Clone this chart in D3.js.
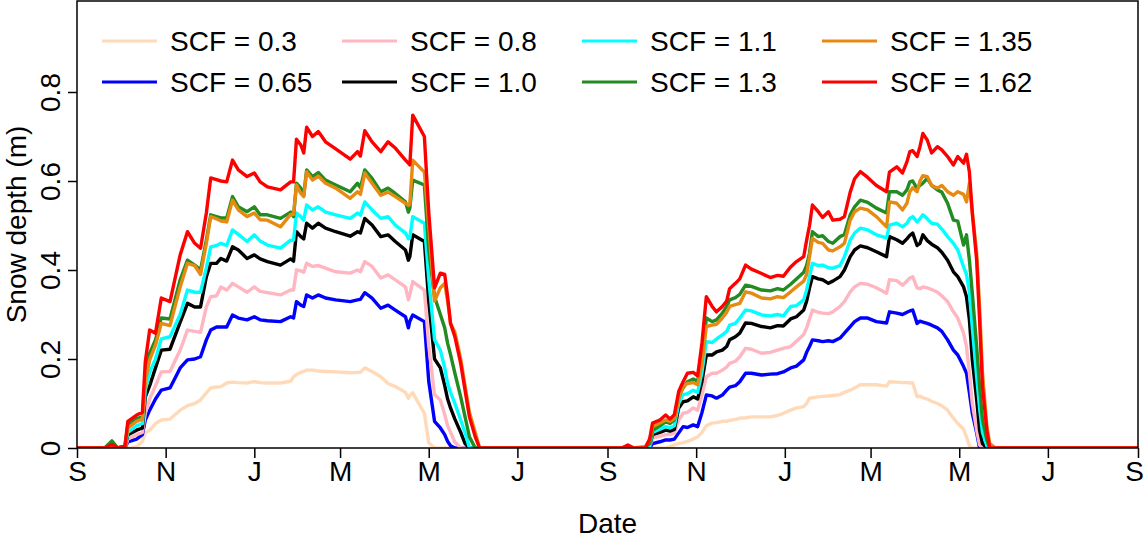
<!DOCTYPE html>
<html>
<head>
<meta charset="utf-8">
<script src="https://cdn.jsdelivr.net/npm/d3@7"></script>
<style>
  html, body { margin: 0; padding: 0; background: #fff; }
  svg { display: block; font-family: "Liberation Sans", Arial, Helvetica, sans-serif; }
</style>
</head>
<body>
<svg id="chart" width="1145" height="540"></svg>
<script>
// ---------- DATA (days since 1 Sep of first year) ----------
const days1 = [0,19,24,28,33,35,41,45,47,50, 54,58,64,71,76,81,85,89,92,96,
  99,103,107,111,117,122,126,131,140,147, 149,151,154,156,158,162,166,171,178,188,
  193,195,198,203,209,214,219,226,228,229, 231,239,242,246,250,253,255,257,260,264,
  267,270,274,277,281];
const days2 = [375,379,383,391,394,396,401,405,408,411, 414,417,420,424,427,430,433,437,440,444,
  447,449,453,456,460,464,471,477,482,486, 491,495,500,502,504,506,510,513,517,520,
  525,528,532,535,539,544,550,557,559,564, 568,571,573,575,578,580,582,585,588,592,
  595,599,603,606,610,612,614,616,619,621, 623,626,628,632,730];

const scf030_a = [0,0,0,0,0,0,.003,.015,.034,.04, .055,.063,.065,.085,.095,.10,.108,.124,.135,.137,
  .138,.146,.148,.147,.146,.149,.147,.146,.146,.15, .16,.165,.17,.172,.175,.175,.173,.172,.171,.169,
  .17,.17,.18,.172,.16,.145,.138,.125,.112,.118, .124,.078,.012,0,0,0,0,0,0,0, 0,0,0,0,0];
const scf030_b = [0,0,0,0,0,0,0,0,.003,.007, .01,.012,.015,.02,.025,.035,.05,.056,.057,.06,
  .06,.062,.064,.067,.068,.07,.07,.07,.073,.078, .085,.09,.093,.1,.112,.113,.115,.116,.117,.118,
  .12,.125,.13,.135,.142,.142,.142,.139,.149,.148, .147,.147,.146,.146,.115,.117,.113,.11,.105,.10,
  .095,.085,.067,.055,.042,.025,.005,0,0,0, 0,0,0,0,0];

const scf065_a = [0,0,0,0,0,.014,.02,.03,.063,.085, .11,.13,.135,.18,.198,.20,.205,.243,.265,.272,
  .272,.272,.299,.292,.288,.295,.288,.286,.284,.295, .292,.329,.321,.318,.344,.337,.344,.337,.333,.329,
  .333,.334,.349,.337,.314,.321,.31,.295,.27,.285, .299,.284,.15,.06,.045,.03,.015,.005,0,0, 0,0,0,0,0];
const scf065_b = [0,0,0,0,0,.01,.014,.018,.018,.02, .034,.048,.046,.052,.048,.08,.119,.117,.112,.119,
  .13,.137,.14,.149,.168,.168,.164,.166,.167,.171, .18,.184,.198,.215,.228,.243,.241,.239,.241,.239,
  .247,.258,.273,.284,.292,.292,.284,.281,.306,.303, .30,.305,.308,.31,.28,.285,.283,.28,.276,.27,
  .262,.243,.22,.209,.183,.168,.124,.078,.034,0, 0,0,0,0,0];

const scf080_a = [0,0,0,0,0,.02,.03,.035,.078,.11, .14,.171,.172,.22,.265,.262,.26,.317,.34,.342,
  .362,.355,.37,.362,.35,.362,.352,.349,.344,.355, .355,.40,.398,.395,.415,.408,.41,.404,.396,.393,
  .40,.396,.419,.408,.382,.389,.378,.362,.333,.345, .374,.355,.23,.12,.108,.075,.05,.035,.013,0, 0,0,0,0,0];
const scf080_b = [0,0,0,0,.003,.022,.026,.03,.03,.034, .063,.078,.08,.09,.085,.12,.16,.168,.168,.175,
  .182,.19,.195,.205,.224,.222,.213,.215,.22,.224, .228,.24,.255,.27,.29,.31,.305,.303,.302,.306,
  .318,.329,.351,.362,.37,.368,.36,.348,.378,.376, .366,.375,.382,.385,.36,.358,.362,.36,.356,.35,
  .342,.329,.306,.292,.258,.228,.168,.10,.04,.007, 0,0,0,0,0];

const scf100_a = [0,0,.002,0,.002,.03,.04,.045,.115,.14, .18,.22,.222,.283,.325,.317,.317,.385,.415,.415,
  .426,.42,.452,.445,.426,.434,.425,.419,.411,.425, .42,.486,.475,.47,.505,.494,.505,.494,.486,.476,
  .486,.483,.516,.501,.475,.479,.464,.445,.422,.43, .479,.464,.33,.20,.18,.14,.11,.09,.065,.035, .01,0,0,0,0];
const scf100_b = [0,0,0,0,.005,.03,.035,.04,.038,.042, .09,.104,.106,.115,.11,.15,.209,.209,.216,.22,
  .228,.243,.25,.258,.281,.28,.273,.27,.275,.274, .29,.295,.31,.33,.36,.385,.38,.378,.37,.375,
  .385,.40,.43,.445,.454,.45,.441,.43,.475,.468, .46,.47,.478,.483,.455,.46,.479,.466,.458,.45,
  .44,.422,.396,.385,.362,.34,.288,.198,.108,.04, .01,0,0,0,0];

const scf110_a = [0,0,.003,0,.002,.035,.05,.055,.13,.17, .20,.245,.25,.30,.355,.35,.35,.405,.452,.455,
  .46,.455,.49,.48,.464,.479,.465,.456,.449,.467, .467,.528,.52,.512,.546,.535,.542,.53,.524,.516,
  .528,.523,.553,.535,.516,.52,.501,.483,.47,.472, .52,.505,.38,.243,.22,.18,.145,.125,.10,.063, .034,0,0,0,0];
const scf110_b = [0,0,0,0,.005,.035,.042,.048,.045,.05, .10,.12,.122,.13,.125,.17,.239,.237,.245,.254,
  .262,.276,.28,.292,.31,.308,.299,.297,.30,.297, .318,.32,.333,.355,.385,.415,.41,.411,.405,.404,
  .41,.43,.467,.483,.494,.49,.479,.472,.501,.505, .497,.505,.516,.52,.508,.515,.524,.515,.505,.503,
  .492,.475,.46,.445,.407,.39,.35,.27,.16,.09, .035,.005,0,0,0];

const scf130_a = [0,0,.016,0,.004,.052,.066,.07,.16,.213, .243,.292,.29,.378,.422,.411,.40,.467,.524,.52,
  .517,.517,.565,.542,.531,.542,.524,.524,.516,.53, .52,.595,.584,.568,.625,.61,.619,.602,.591,.576,
  .595,.585,.625,.606,.576,.584,.572,.553,.53,.539, .602,.591,.445,.34,.30,.27,.235,.21,.168,.115, .07,.025,0,0,0];
const scf130_b = [0,.003,0,.002,.01,.04,.05,.059,.055,.063, .117,.135,.149,.155,.15,.20,.292,.284,.288,.303,
  .318,.333,.338,.345,.366,.363,.355,.353,.358,.355, .368,.38,.395,.41,.438,.486,.475,.477,.464,.46,
  .475,.48,.524,.542,.557,.552,.539,.528,.576,.576, .568,.58,.598,.60,.583,.59,.595,.606,.59,.58,
  .575,.55,.512,.51,.456,.479,.422,.348,.228,.138, .063,.018,0,0,0];

const scf135_a = [0,0,.005,0,.003,.045,.06,.065,.15,.198, .231,.28,.275,.362,.415,.41,.39,.46,.52,.515,
  .51,.508,.557,.535,.52,.528,.513,.512,.497,.525, .525,.591,.572,.565,.621,.602,.611,.595,.584,.561,
  .576,.57,.618,.595,.568,.575,.565,.55,.545,.548, .647,.62,.50,.33,.36,.37,.33,.28,.26,.20, .14,.08,.035,0,0];
const scf135_b = [0,.004,0,.003,.018,.048,.056,.063,.06,.066, .11,.138,.145,.147,.142,.19,.273,.276,.278,.292,
  .305,.318,.322,.325,.351,.348,.337,.335,.34,.338, .351,.362,.375,.39,.43,.471,.462,.46,.445,.443,
  .452,.46,.512,.531,.539,.535,.52,.497,.553,.55, .535,.55,.576,.585,.576,.60,.612,.61,.59,.584,
  .59,.576,.568,.576,.57,.553,.595,.53,.438,.318, .168,.048,.01,0,0];

const scf162_a = [0,0,.008,0,.005,.06,.074,.08,.194,.265, .258,.337,.329,.434,.486,.46,.449,.528,.607,.603,
  .60,.598,.647,.625,.61,.618,.598,.587,.58,.598, .598,.694,.681,.663,.721,.70,.711,.688,.672,.649,
  .666,.656,.713,.688,.666,.688,.674,.647,.64,.636, .748,.70,.53,.36,.393,.39,.34,.28,.25,.19, .13,.07,.025,0,0];
const scf162_b = [0,.007,0,0,.02,.056,.063,.074,.065,.075, .127,.149,.168,.17,.162,.236,.34,.318,.306,.318,
  .33,.358,.37,.38,.411,.402,.392,.383,.388,.386, .407,.419,.43,.467,.50,.546,.531,.518,.531,.512,
  .514,.52,.575,.605,.621,.608,.59,.576,.62,.632, .618,.643,.666,.668,.655,.677,.707,.692,.663,.677,
  .67,.655,.636,.655,.64,.66,.62,.528,.422,.288, .138,.04,0,0,0];

const seriesNames  = ["SCF = 0.3","SCF = 0.65","SCF = 0.8","SCF = 1.0","SCF = 1.1","SCF = 1.3","SCF = 1.35","SCF = 1.62"];
const seriesColors = ["#FFDAB9","#0000FF","#FFB6C1","#000000","#00FFFF","#228B22","#E68A12","#FF0000"];
const seriesA = [scf030_a, scf065_a, scf080_a, scf100_a, scf110_a, scf130_a, scf135_a, scf162_a];
const seriesB = [scf030_b, scf065_b, scf080_b, scf100_b, scf110_b, scf130_b, scf135_b, scf162_b];
// legend layout: row 1 then row 2 (index into series)
const legendRows = [[0,2,4,6],[1,3,5,7]];

const yTicks = [0, 0.2, 0.4, 0.6, 0.8];
const monthInitials = ["J","F","M","A","M","J","J","A","S","O","N","D"];
const xLabel = "Date";
const yLabel = "Snow depth (m)";

// ---------- CHART ----------
const svg = d3.select("#chart");
const pLeft = 77, pRight = 1138, pTop = 1, pBottom = 448;
const start = new Date(Date.UTC(2013, 8, 1));
const end = new Date(Date.UTC(2015, 8, 1));

const x = d3.scaleUtc().domain([start, end]).range([pLeft, pRight]);
const y = d3.scaleLinear().domain([0, 0.8]).range([pBottom, 92]);

const allDays = days1.concat(days2);
const line = d3.line()
  .x(d => x(d3.utcDay.offset(start, d[0])))
  .y(d => y(d[1]));

svg.append("clipPath").attr("id", "clip")
  .append("rect").attr("x", pLeft).attr("y", pTop).attr("width", pRight - pLeft).attr("height", pBottom - pTop);

const g = svg.append("g").attr("clip-path", "url(#clip)");
seriesNames.forEach((name, i) => {
  const vals = seriesA[i].concat(seriesB[i]);
  const pts = allDays.map((d, k) => [d, vals[k]]);
  g.append("path")
    .attr("d", line(pts))
    .attr("fill", "none")
    .attr("stroke", seriesColors[i])
    .attr("stroke-width", 3.4)
    .attr("stroke-linejoin", "round");
});

// axes
const xTickVals = d3.utcMonth.every(2).range(start, d3.utcDay.offset(end, 1));
const xAxis = d3.axisBottom(x)
  .tickValues(xTickVals)
  .tickSize(10)
  .tickFormat(d => monthInitials[d.getUTCMonth()]);
const gx = svg.append("g").attr("transform", `translate(0,${pBottom})`).call(xAxis);
gx.select(".domain").remove();
gx.selectAll(".tick line").attr("stroke", "#000").attr("stroke-width", 1.5);
gx.selectAll(".tick text")
  .attr("font-size", 28).attr("fill", "#000")
  .attr("dy", null).attr("y", 33)
  .attr("x", (d, i, n) => i === n.length - 1 ? -4 : 0)
  .style("font-family", "'Liberation Sans', Arial, sans-serif");

const yAxis = d3.axisLeft(y)
  .tickValues(yTicks)
  .tickSize(9)
  .tickFormat(d => d === 0 ? "0" : d.toFixed(1));
const gy = svg.append("g").attr("transform", `translate(${pLeft},0)`).call(yAxis);
gy.select(".domain").remove();
gy.selectAll(".tick line").attr("stroke", "#000").attr("stroke-width", 1.5);
gy.selectAll(".tick text")
  .attr("font-size", 28).attr("fill", "#000")
  .attr("x", null).attr("dy", null)
  .attr("text-anchor", "middle")
  .attr("transform", "translate(-17,0) rotate(-90)")
  .style("font-family", "'Liberation Sans', Arial, sans-serif");

// frame
svg.append("rect")
  .attr("x", pLeft).attr("y", pTop)
  .attr("width", pRight - pLeft).attr("height", pBottom - pTop)
  .attr("fill", "none").attr("stroke", "#000").attr("stroke-width", 1.5);

// axis titles
svg.append("text")
  .attr("x", (pLeft + pRight) / 2).attr("y", 533)
  .attr("text-anchor", "middle").attr("font-size", 28).attr("fill", "#000")
  .text(xLabel);
svg.append("text")
  .attr("transform", `translate(26,${(pTop + pBottom) / 2}) rotate(-90)`)
  .attr("text-anchor", "middle").attr("font-size", 28).attr("fill", "#000")
  .text(yLabel);

// legend
const legX = [102, 342, 582, 822];
const legY = [41, 82];
legendRows.forEach((row, r) => {
  row.forEach((si, c) => {
    svg.append("line")
      .attr("x1", legX[c]).attr("x2", legX[c] + 55)
      .attr("y1", legY[r]).attr("y2", legY[r])
      .attr("stroke", seriesColors[si]).attr("stroke-width", 3.2);
    svg.append("text")
      .attr("x", legX[c] + 68).attr("y", legY[r] + 10)
      .attr("font-size", 28).attr("fill", "#000")
      .text(seriesNames[si]);
  });
});
</script>
</body>
</html>
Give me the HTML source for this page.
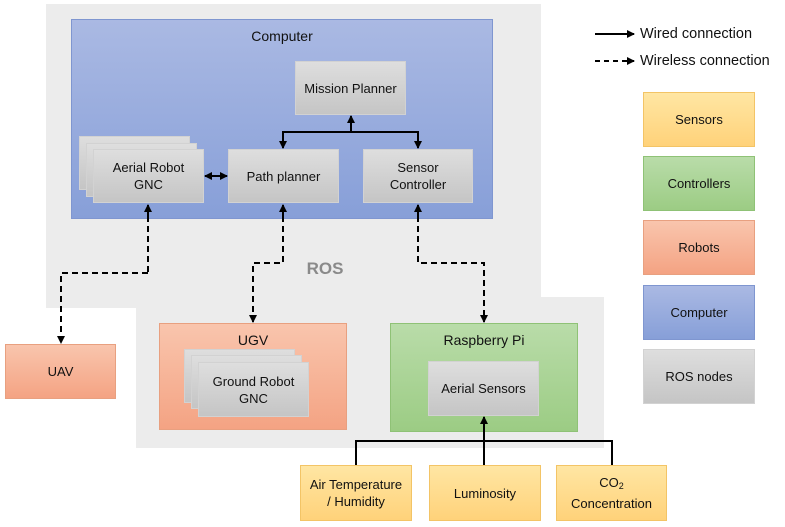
<!DOCTYPE html><html><head><meta charset="utf-8"><style>
body{margin:0;width:785px;height:527px;background:#fff;position:relative;overflow:hidden;font-family:"Liberation Sans",sans-serif;color:#111}
.b{position:absolute;box-sizing:border-box;display:flex;align-items:center;justify-content:center;text-align:center;font-size:13px;line-height:17px}
.g{background:linear-gradient(#dedede,#c5c5c5);border:1px solid #d2d2d2}
.s{background:linear-gradient(#ffe6a3,#ffd27a);border:1px solid #f3c466}
.c{background:linear-gradient(#b9dca9,#9ccc84);border:1px solid #8fc276}
.r{background:linear-gradient(#f9c5ad,#f4a383);border:1px solid #e8a080}
.p{background:linear-gradient(#aab9e3,#879fd8);border:1px solid #7f96d0}
.t{align-items:flex-start;padding-top:8px;font-size:14px}
</style></head><body>
<div style="position:absolute;left:46px;top:4px;width:495px;height:304px;background:#ececec"></div>
<div style="position:absolute;left:136px;top:297px;width:468px;height:151px;background:#ececec"></div>
<div class="b p t" style="left:71px;top:19px;width:422px;height:200px">Computer</div>
<div class="b g" style="left:295px;top:61px;width:111px;height:54px">Mission Planner</div>
<div class="b g" style="left:228px;top:149px;width:111px;height:54px">Path planner</div>
<div class="b g" style="left:363px;top:149px;width:110px;height:54px"><div>Sensor<br>Controller</div></div>
<div class="b g" style="left:79px;top:136px;width:111px;height:54px"></div>
<div class="b g" style="left:86px;top:143px;width:111px;height:54px"></div>
<div class="b g" style="left:93px;top:149px;width:111px;height:54px"><div>Aerial Robot<br>GNC</div></div>
<div class="b" style="left:290px;top:256px;width:70px;height:24px;font-size:17px;font-weight:bold;color:#8a8a8a">ROS</div>
<div class="b r" style="left:5px;top:344px;width:111px;height:55px">UAV</div>
<div class="b r t" style="left:159px;top:323px;width:188px;height:107px">UGV</div>
<div class="b g" style="left:184px;top:349px;width:111px;height:54px"></div>
<div class="b g" style="left:191px;top:355px;width:111px;height:54px"></div>
<div class="b g" style="left:198px;top:362px;width:111px;height:55px"><div>Ground Robot<br>GNC</div></div>
<div class="b c t" style="left:390px;top:323px;width:188px;height:109px">Raspberry Pi</div>
<div class="b g" style="left:428px;top:361px;width:111px;height:55px">Aerial Sensors</div>
<div class="b s" style="left:300px;top:465px;width:112px;height:56px"><div>Air Temperature<br>/ Humidity</div></div>
<div class="b s" style="left:429px;top:465px;width:112px;height:56px">Luminosity</div>
<div class="b s" style="left:556px;top:465px;width:111px;height:56px"><div>CO<span style="font-size:9px;vertical-align:-2px">2</span><br>Concentration</div></div>
<div class="b s" style="left:643px;top:92px;width:112px;height:55px">Sensors</div>
<div class="b c" style="left:643px;top:156px;width:112px;height:55px">Controllers</div>
<div class="b r" style="left:643px;top:220px;width:112px;height:55px">Robots</div>
<div class="b p" style="left:643px;top:285px;width:112px;height:55px">Computer</div>
<div class="b g" style="left:643px;top:349px;width:112px;height:55px">ROS nodes</div>
<div class="b" style="left:640px;top:25px;width:140px;height:18px;justify-content:flex-start;font-size:14.5px">Wired connection</div>
<div class="b" style="left:640px;top:52px;width:145px;height:18px;justify-content:flex-start;font-size:14.5px">Wireless connection</div>
<svg width="785" height="527" style="position:absolute;left:0;top:0">
<defs><marker id="a" markerWidth="8" markerHeight="8" refX="7" refY="4" orient="auto" markerUnits="userSpaceOnUse"><path d="M0,0L8,4L0,8z" fill="#000"/></marker></defs>
<g stroke="#000" stroke-width="2" fill="none">
<path d="M595,34H634" marker-end="url(#a)"/>
<path d="M595,61H634" stroke-dasharray="5,4" marker-end="url(#a)"/>
<path d="M351,132V116" marker-end="url(#a)"/>
<path d="M283,148V132H418V148" />
<path d="M283,139V148" marker-end="url(#a)"/><path d="M418,139V148" marker-end="url(#a)"/>
<path d="M214,176H205" marker-end="url(#a)"/><path d="M214,176H227" marker-end="url(#a)"/>
<path d="M148,273H61V343" stroke-dasharray="6,4" marker-end="url(#a)"/>
<path d="M148,216V205" marker-end="url(#a)"/><path d="M148,216V273" stroke-dasharray="6,4"/>
<path d="M283,216V205" marker-end="url(#a)"/><path d="M283,216V263H253V322" stroke-dasharray="6,4" marker-end="url(#a)"/>
<path d="M418,216V205" marker-end="url(#a)"/><path d="M418,216V263H484V322" stroke-dasharray="6,4" marker-end="url(#a)"/>
<path d="M356,465V441H612V465M484,465V417" />
<path d="M484,425V417" marker-end="url(#a)"/>
</g></svg>
</body></html>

WRITTEN REQUEST:
Copy out each line of the entries that holds "this".

WRITTEN SOLUTION:
Clone this chart in D3.js.
Give me the HTML source for this page.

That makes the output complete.